CRITIQUE. Batshevadanse company – Sadeh21 – Théâtre National de Chaillot, Paris, du 24 au 27 octobre 2018 – vu le 25/10/2018.
Il est 19h45, dans le hall du palais de Chaillot, se presse une foule compacte, dense, l’immense salle est complète jusqu’en haut, tous strapontins dépliés.
Sadeh21 réveillerait un mort avec une bande son faite de chocs électriques, de bourdonnement et de cris, de femmes alternant avec des morceaux langoureux et tendres au violoncelle. Tout est musique, on peut danser sur des notes, comme sur des cris, comme sur le silence qui prends alors une épaisseur particulière, comme au rythme mat du bruit des mollets et des cuisses d’une danseuse percutant le sol.
Les danseurs et danseuses sont au nombre de seize, des jeunes gens, ils rentrent et sortent, se croisent dans l’arène pour exécuter chacun leur tour une phrase chorégraphique. Dans un espace qui pourrait figurer un sous sol, puisqu’il n’est éclairé sur le sol et les côtés que jusqu’à 3 ou 4 metres de hauteur. Le reste de l’espace étant laissé complètement noir, opaque occulté par l’absence de lumière, comme un espace vacant, laissé à la libre appréciation du spectacteur, qui en fera tout à tour un couvercle ou un espace infini et ouvert.
Entre deux coups de batteries électriques celles précisément qui servent à ranimer les personnes victimes d’arrêts cardiaques, on assiste à une suite de mini solos puis duos, de micros histoires qui s’enchaînent les une aux autres avec un langage chorégraphique qui mêle gymnastique, acrobatie, danse, torsions, étirements grimaces, tout est danse.
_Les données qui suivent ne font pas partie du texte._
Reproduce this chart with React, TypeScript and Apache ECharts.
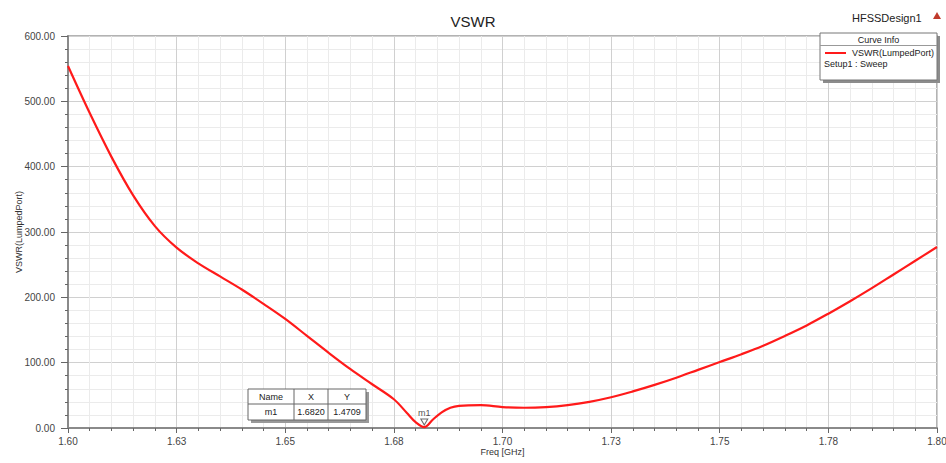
import React, { useEffect, useRef } from "react";
import * as echarts from "echarts";

const freqGHz = [
  1.6, 1.605, 1.61, 1.615, 1.62, 1.625, 1.63, 1.635, 1.64, 1.645, 1.65, 1.655, 1.66, 1.665, 1.67,
  1.675, 1.678, 1.68, 1.682, 1.684, 1.686, 1.688, 1.69, 1.695, 1.7, 1.705, 1.71, 1.715, 1.72,
  1.725, 1.73, 1.735, 1.74, 1.745, 1.75, 1.755, 1.76, 1.765, 1.77, 1.775, 1.78, 1.785, 1.79,
  1.795, 1.8,
];
const vswrValues = [
  554, 482, 415, 356, 309, 276, 252, 232, 212, 190, 167, 141, 115, 90, 67,
  44, 23, 9, 1.4709, 13, 24, 31, 34, 35, 32, 31, 32, 35, 40,
  47, 56, 66, 77, 89, 101, 113, 126, 141, 157, 175, 194, 214, 235,
  256, 277,
];
const xTickLabels = ["1.60", "1.63", "1.65", "1.68", "1.70", "1.73", "1.75", "1.78", "1.80"];
const markerName = "m1";
const markerX = 1.682;
const markerY = 1.4709;
const markerXText = "1.6820";
const markerYText = "1.4709";
const chartTitle = "VSWR";
const designName = "HFSSDesign1";
const curveName = "VSWR(LumpedPort)";
const setupName = "Setup1 : Sweep";

const FONT = "'Liberation Sans', Arial, sans-serif";

export default function App() {
  const ref = useRef<HTMLDivElement>(null);
  useEffect(() => {
    if (!ref.current) return;
    const chart = echarts.init(ref.current, null, { renderer: "svg" });
    const data = freqGHz.map((f, i) => [f, vswrValues[i]]);
    const txt = (text: string, x: number, y: number, align: string = "left") => ({
      type: "text",
      x,
      y,
      z: 102,
      style: { text, fontSize: 9, fill: "#222", align, verticalAlign: "middle", fontFamily: FONT },
    });
    const option: any = {
      animation: false,
      backgroundColor: "#ffffff",
      textStyle: { fontFamily: FONT },
      title: {
        text: chartTitle,
        left: "center",
        top: 9,
        textStyle: { fontSize: 15, fontWeight: "normal", color: "#222", fontFamily: FONT },
      },
      grid: {
        left: 68,
        right: 9,
        top: 36,
        bottom: 35,
        outerBoundsMode: "none",
        containLabel: false,
        show: true,
        borderColor: "#9a9a9a",
        borderWidth: 1.5,
      },
      xAxis: {
        type: "value",
        min: 1.6,
        max: 1.8,
        interval: 0.025,
        name: "Freq [GHz]",
        nameLocation: "middle",
        nameGap: 19,
        nameMoveOverlap: false,
        nameTextStyle: { fontSize: 9, color: "#333", fontFamily: FONT },
        axisLine: { show: true, lineStyle: { color: "#8a8a8a", width: 2 } },
        axisTick: { show: true, length: 5, lineStyle: { color: "#666" } },
        minorTick: { show: true, splitNumber: 5, length: 3, lineStyle: { color: "#666" } },
        splitLine: { show: true, lineStyle: { color: "#d0d0d0", width: 1 } },
        minorSplitLine: { show: true, lineStyle: { color: "#ebebeb", width: 1 } },
        axisLabel: {
          fontSize: 10,
          color: "#444",
          margin: 8,
          formatter: (v: number) => xTickLabels[Math.round((v - 1.6) / 0.025)] ?? "",
        },
      },
      yAxis: {
        type: "value",
        min: 0,
        max: 600,
        interval: 100,
        name: "VSWR(LumpedPort)",
        nameLocation: "middle",
        nameGap: 45,
        nameMoveOverlap: false,
        nameTextStyle: { fontSize: 9, color: "#333", fontFamily: FONT },
        axisLine: { show: true, lineStyle: { color: "#8a8a8a", width: 2 } },
        axisTick: { show: true, length: 7, lineStyle: { color: "#666" } },
        minorTick: { show: true, splitNumber: 5, length: 3, lineStyle: { color: "#666" } },
        splitLine: { show: true, lineStyle: { color: "#d0d0d0", width: 1 } },
        minorSplitLine: { show: true, lineStyle: { color: "#ebebeb", width: 1 } },
        axisLabel: {
          fontSize: 10,
          color: "#444",
          margin: 13,
          formatter: (v: number) => v.toFixed(2),
        },
      },
      series: [
        {
          type: "line",
          name: curveName,
          data,
          smooth: 0.35,
          showSymbol: false,
          lineStyle: { color: "#ff1a1a", width: 2.2 },
          z: 3,
        },
        {
          type: "scatter",
          data: [[markerX, markerY]],
          symbol: "triangle",
          symbolRotate: 180,
          symbolSize: [7, 6],
          symbolOffset: [0, -5],
          itemStyle: { color: "rgba(255,255,255,0)", borderColor: "#444", borderWidth: 1 },
          label: {
            show: true,
            position: "top",
            distance: 1,
            formatter: markerName,
            fontSize: 9,
            color: "#222",
            fontFamily: FONT,
          },
          z: 4,
        },
      ],
      graphic: [
        {
          type: "text",
          left: 852,
          top: 12,
          style: { text: designName, fontSize: 11, fill: "#222", fontFamily: FONT },
        },
        {
          type: "polygon",
          shape: { points: [[937, 12], [933, 19], [941, 19]] },
          style: { fill: "#c0392b" },
        },
        // Curve info box
        {
          type: "group",
          x: 820,
          y: 33,
          z: 100,
          children: [
            { type: "rect", z: 100, shape: { x: 3, y: 3, width: 117, height: 47 }, style: { fill: "#8c8c8c" } },
            { type: "rect", z: 101, shape: { x: 0, y: 0, width: 117, height: 47 }, style: { fill: "#ffffff", stroke: "#777", lineWidth: 1 } },
            txt("Curve Info", 58.5, 6.5, "center"),
            { type: "line", z: 102, shape: { x1: 0, y1: 12.5, x2: 117, y2: 12.5 }, style: { stroke: "#999", lineWidth: 1 } },
            { type: "line", z: 102, shape: { x1: 5, y1: 20, x2: 26, y2: 20 }, style: { stroke: "#ff1a1a", lineWidth: 2 } },
            txt(curveName, 32, 20),
            txt(setupName, 4, 31),
          ],
        },
        // Marker table
        {
          type: "group",
          x: 248,
          y: 389,
          z: 100,
          children: [
            { type: "rect", z: 100, shape: { x: 3, y: 3, width: 118, height: 31 }, style: { fill: "#999" } },
            { type: "rect", z: 101, shape: { x: 0, y: 0, width: 118, height: 31 }, style: { fill: "#ffffff", stroke: "#666", lineWidth: 1 } },
            { type: "line", z: 102, shape: { x1: 0, y1: 15, x2: 118, y2: 15 }, style: { stroke: "#666", lineWidth: 1 } },
            { type: "line", z: 102, shape: { x1: 46, y1: 0, x2: 46, y2: 31 }, style: { stroke: "#666", lineWidth: 1 } },
            { type: "line", z: 102, shape: { x1: 80, y1: 0, x2: 80, y2: 31 }, style: { stroke: "#666", lineWidth: 1 } },
            txt("Name", 23, 8, "center"),
            txt("X", 63, 8, "center"),
            txt("Y", 99, 8, "center"),
            txt(markerName, 23, 23, "center"),
            txt(markerXText, 63, 23, "center"),
            txt(markerYText, 99, 23, "center"),
          ],
        },
      ],
    };
    chart.setOption(option);
    return () => chart.dispose();
  }, []);
  return (
    <div
      ref={ref}
      style={{ position: "fixed", left: 0, top: 0, width: 946, height: 463, background: "#fff" }}
    />
  );
}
C’est le gaga.
Méthode élaborée par le chorégraphe israélien Ohad Naharin basée sur une approche du corps mue par l’imagination et les sens, par le biais d’images mentales et sensorielles.
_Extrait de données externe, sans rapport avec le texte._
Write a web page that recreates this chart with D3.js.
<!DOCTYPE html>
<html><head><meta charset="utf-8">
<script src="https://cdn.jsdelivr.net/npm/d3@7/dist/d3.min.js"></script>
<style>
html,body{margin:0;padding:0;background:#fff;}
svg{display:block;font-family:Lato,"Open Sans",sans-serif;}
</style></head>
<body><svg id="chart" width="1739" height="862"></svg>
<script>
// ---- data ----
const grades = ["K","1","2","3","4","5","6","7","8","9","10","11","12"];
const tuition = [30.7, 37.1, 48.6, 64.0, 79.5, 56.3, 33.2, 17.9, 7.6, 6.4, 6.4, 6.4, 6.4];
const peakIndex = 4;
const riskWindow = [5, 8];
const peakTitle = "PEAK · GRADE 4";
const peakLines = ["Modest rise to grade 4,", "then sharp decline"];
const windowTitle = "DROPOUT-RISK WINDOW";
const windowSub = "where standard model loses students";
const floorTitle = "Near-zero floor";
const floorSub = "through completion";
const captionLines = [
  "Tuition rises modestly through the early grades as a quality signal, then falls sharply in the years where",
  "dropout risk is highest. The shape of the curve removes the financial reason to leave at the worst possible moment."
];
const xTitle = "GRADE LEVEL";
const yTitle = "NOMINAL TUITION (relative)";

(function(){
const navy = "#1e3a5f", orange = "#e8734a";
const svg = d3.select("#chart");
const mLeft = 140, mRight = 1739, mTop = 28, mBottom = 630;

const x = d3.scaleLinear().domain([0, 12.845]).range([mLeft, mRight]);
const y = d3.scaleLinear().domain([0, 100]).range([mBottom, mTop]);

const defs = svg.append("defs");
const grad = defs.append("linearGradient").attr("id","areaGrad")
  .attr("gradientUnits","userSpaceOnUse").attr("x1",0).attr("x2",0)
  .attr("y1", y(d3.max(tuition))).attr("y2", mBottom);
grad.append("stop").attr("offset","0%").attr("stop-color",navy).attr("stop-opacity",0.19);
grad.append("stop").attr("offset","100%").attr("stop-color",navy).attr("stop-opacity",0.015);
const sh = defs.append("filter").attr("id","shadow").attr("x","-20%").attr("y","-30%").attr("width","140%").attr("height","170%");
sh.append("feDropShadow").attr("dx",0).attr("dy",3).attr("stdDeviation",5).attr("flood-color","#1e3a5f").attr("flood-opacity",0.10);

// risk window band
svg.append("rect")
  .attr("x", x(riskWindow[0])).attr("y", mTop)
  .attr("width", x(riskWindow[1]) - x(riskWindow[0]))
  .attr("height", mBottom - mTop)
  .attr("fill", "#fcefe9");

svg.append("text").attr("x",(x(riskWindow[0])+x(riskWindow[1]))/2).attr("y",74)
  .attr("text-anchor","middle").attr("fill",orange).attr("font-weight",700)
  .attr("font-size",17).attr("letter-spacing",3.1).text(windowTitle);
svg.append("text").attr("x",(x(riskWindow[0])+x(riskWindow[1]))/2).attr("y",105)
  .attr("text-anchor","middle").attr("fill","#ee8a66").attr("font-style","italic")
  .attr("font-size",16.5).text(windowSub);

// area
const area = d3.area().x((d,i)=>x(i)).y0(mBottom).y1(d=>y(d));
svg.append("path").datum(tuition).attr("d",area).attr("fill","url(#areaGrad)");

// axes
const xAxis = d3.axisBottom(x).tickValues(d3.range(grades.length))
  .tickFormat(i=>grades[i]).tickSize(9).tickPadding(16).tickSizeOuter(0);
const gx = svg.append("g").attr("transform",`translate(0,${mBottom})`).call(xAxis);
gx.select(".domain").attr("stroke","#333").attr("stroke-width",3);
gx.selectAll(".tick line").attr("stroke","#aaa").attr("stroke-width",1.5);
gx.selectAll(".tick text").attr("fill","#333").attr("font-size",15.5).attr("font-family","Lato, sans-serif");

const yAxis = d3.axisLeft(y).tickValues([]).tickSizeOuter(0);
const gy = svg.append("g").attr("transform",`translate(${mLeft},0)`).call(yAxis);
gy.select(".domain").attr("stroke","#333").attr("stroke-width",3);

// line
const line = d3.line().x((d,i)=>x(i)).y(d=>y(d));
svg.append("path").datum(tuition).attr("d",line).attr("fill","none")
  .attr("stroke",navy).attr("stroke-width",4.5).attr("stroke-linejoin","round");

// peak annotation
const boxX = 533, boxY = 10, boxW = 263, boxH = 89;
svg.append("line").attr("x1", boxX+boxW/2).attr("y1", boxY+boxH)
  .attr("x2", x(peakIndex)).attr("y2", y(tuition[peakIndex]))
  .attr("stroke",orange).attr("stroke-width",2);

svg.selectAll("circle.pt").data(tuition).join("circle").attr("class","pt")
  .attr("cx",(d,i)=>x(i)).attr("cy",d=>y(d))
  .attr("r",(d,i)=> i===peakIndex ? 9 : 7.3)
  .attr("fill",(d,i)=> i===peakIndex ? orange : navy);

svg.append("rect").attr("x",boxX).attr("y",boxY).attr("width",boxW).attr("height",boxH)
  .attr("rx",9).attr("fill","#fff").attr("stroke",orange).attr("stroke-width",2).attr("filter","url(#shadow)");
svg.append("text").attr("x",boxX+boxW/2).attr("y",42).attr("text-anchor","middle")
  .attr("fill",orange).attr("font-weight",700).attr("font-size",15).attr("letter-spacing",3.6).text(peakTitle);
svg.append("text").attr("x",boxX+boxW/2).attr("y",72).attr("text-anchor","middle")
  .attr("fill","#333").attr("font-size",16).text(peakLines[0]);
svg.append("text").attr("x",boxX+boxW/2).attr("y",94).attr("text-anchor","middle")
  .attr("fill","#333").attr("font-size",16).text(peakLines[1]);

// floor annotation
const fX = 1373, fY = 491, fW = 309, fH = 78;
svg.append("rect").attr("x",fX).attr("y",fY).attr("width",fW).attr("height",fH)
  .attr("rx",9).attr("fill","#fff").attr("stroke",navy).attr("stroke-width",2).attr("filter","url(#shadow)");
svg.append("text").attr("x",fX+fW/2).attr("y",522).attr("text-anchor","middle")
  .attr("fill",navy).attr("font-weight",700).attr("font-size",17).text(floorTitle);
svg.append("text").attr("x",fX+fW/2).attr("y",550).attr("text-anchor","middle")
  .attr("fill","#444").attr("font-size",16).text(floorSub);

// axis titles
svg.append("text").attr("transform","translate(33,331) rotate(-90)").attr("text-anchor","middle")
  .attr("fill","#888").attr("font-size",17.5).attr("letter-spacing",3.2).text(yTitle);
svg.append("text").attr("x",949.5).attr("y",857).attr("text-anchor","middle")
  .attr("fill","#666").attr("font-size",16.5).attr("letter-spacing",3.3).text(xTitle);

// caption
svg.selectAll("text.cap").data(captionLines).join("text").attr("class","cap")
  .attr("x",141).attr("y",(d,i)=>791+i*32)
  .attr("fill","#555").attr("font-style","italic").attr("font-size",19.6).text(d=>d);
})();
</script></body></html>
Alors voilà, cette danse exigeante, inattendue, tout en étirements, torsions, bascules, spirales, est une façon tellement vivifiante, énergisante de raconter l’amour, le sexe, la séduction, la tendresse, mais aussi les batailles, le viol, le meurtre, le suicide.
Tout, ce que le spectateur voudra voir dans ces corps beaux, vifs, dont les costumes ressemblent à des maillots de bain et dont on ne sait si à la fin ceux ci, disparaissant derrière les décors, plongent dans les eaux bleues de la Méditerranée ou bien sont balayés par les echos d’une balle perdue.
Avec un traitement du mouvement et de l’espace qui maintient un équilibre subtil entre ce qui bouge la et qui se teleporte la bas, tout en onde de choc et ricochets, parce qu’encore une fois dans le pays de Batcheva tout est danse et tout est musique, même la mort.
Il n’a échappé à personne que l’espace subtil d’expression de la danse permet que des artistes puissent exprimer les choses indicibles qui se déroulent dans leur pays et la façon dont les gens vivent avec. Bien sûr Israël et la Palestine sont en premier lieu concernés mais aussi l’Afrique, le Moyen orient et encore très récemment certains pays d’Amérique latine. Tous ceux qui malgré un conflit armé, grandissent, aiment, vivent en tutoyant la guerre au quotidien.
Crée en 2011 Sadeh21, n’a malheureusement pas pris une ride.